» Set exercise
Copy the first line of the material below and every later line through the line containing "ax.barh(ypos, values, height=0.7, color=bar_color, zorder=2)", without any other output.

>> START

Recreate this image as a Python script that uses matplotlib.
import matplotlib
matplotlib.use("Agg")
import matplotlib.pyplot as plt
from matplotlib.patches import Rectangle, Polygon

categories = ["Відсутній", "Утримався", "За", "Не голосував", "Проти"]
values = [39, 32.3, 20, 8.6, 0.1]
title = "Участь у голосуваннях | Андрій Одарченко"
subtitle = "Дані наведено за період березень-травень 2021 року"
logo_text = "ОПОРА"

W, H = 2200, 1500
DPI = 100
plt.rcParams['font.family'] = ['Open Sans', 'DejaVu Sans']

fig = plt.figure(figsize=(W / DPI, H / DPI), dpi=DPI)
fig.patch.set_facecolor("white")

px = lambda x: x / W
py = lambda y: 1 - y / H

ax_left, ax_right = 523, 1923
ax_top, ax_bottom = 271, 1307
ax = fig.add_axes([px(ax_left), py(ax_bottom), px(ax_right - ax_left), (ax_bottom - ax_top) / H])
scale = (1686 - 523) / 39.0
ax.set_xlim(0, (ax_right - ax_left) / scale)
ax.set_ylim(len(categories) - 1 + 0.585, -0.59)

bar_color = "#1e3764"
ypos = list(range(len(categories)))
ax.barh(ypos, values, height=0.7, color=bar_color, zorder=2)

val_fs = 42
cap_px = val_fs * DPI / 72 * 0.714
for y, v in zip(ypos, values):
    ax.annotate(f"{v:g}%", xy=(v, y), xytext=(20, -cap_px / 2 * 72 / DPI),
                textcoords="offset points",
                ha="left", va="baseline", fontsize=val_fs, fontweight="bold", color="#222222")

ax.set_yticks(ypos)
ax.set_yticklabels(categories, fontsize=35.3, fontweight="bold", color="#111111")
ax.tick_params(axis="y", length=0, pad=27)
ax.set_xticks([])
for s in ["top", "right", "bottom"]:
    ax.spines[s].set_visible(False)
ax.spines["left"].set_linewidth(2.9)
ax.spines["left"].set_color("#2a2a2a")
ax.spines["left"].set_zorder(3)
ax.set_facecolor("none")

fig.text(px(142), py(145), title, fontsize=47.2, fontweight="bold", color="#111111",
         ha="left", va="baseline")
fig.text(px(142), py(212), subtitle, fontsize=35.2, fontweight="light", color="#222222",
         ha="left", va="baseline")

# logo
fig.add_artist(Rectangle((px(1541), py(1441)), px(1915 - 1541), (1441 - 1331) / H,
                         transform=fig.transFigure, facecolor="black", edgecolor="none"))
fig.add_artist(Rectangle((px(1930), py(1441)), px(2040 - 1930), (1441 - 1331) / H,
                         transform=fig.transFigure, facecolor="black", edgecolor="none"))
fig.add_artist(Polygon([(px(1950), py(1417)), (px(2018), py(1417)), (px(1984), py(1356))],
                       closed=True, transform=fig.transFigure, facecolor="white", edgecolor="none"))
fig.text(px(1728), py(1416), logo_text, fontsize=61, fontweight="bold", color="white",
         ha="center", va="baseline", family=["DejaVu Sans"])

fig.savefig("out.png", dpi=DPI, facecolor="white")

>> END

» Result of the task
Recreate this image as a Python script that uses matplotlib.
import matplotlib
matplotlib.use("Agg")
import matplotlib.pyplot as plt
from matplotlib.patches import Rectangle, Polygon

categories = ["Відсутній", "Утримався", "За", "Не голосував", "Проти"]
values = [39, 32.3, 20, 8.6, 0.1]
title = "Участь у голосуваннях | Андрій Одарченко"
subtitle = "Дані наведено за період березень-травень 2021 року"
logo_text = "ОПОРА"

W, H = 2200, 1500
DPI = 100
plt.rcParams['font.family'] = ['Open Sans', 'DejaVu Sans']

fig = plt.figure(figsize=(W / DPI, H / DPI), dpi=DPI)
fig.patch.set_facecolor("white")

px = lambda x: x / W
py = lambda y: 1 - y / H

ax_left, ax_right = 523, 1923
ax_top, ax_bottom = 271, 1307
ax = fig.add_axes([px(ax_left), py(ax_bottom), px(ax_right - ax_left), (ax_bottom - ax_top) / H])
scale = (1686 - 523) / 39.0
ax.set_xlim(0, (ax_right - ax_left) / scale)
ax.set_ylim(len(categories) - 1 + 0.585, -0.59)

bar_color = "#1e3764"
ypos = list(range(len(categories)))
ax.barh(ypos, values, height=0.7, color=bar_color, zorder=2)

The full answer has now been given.